Frequently Asked Questions
What is the minimum cents-per-mile value I should accept for a business class redemption?
Aim for at least 2.0 CPM. Between 1.5 and 2.0, the decision depends on your mile balance and how quickly you replenish. Below 1.5, pay cash.
Do I lose anything by booking with miles instead of cash?
You earn zero redeemable miles and zero elite-qualifying credit on the award ticket. You also typically face more restrictive change and cancellation policies.
Is it better to book directly with an airline program or through a transferable points program?
Transferable points give you more leverage because you can move them to the partner with the best award price and availability for your specific route and date.
When does it make sense to pay cash even if I have plenty of miles?
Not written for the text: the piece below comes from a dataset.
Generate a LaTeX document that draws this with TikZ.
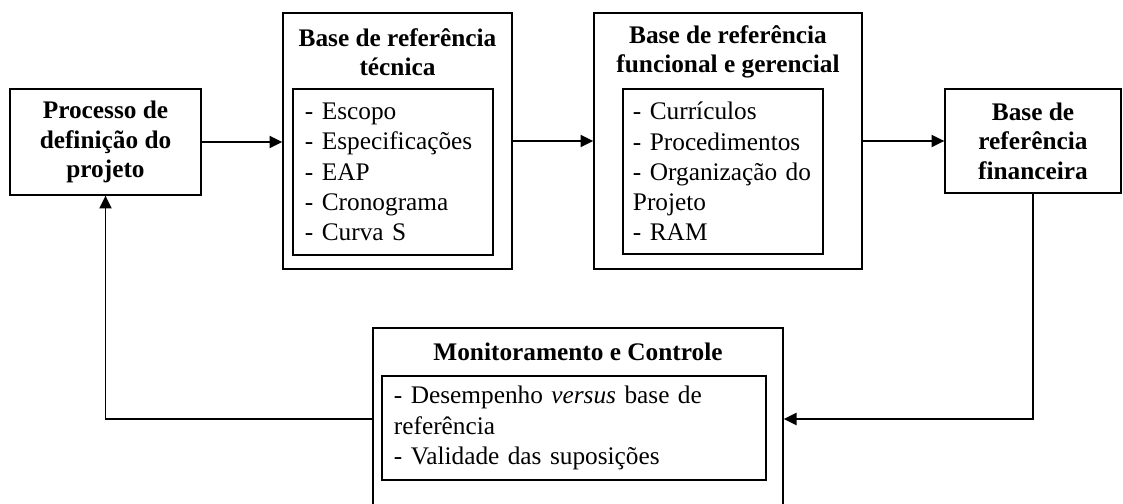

When the cash fare is unusually low (below roughly $2,800 round-trip long-haul), when you need the elite-qualifying credit, or when the award availability at a reasonable mileage price simply does not exist.
Should I transfer points before I find award availability?
No. Transfer only after you have confirmed that the award seat you want is available at the mileage price you expect. Speculative transfers produce stranded points.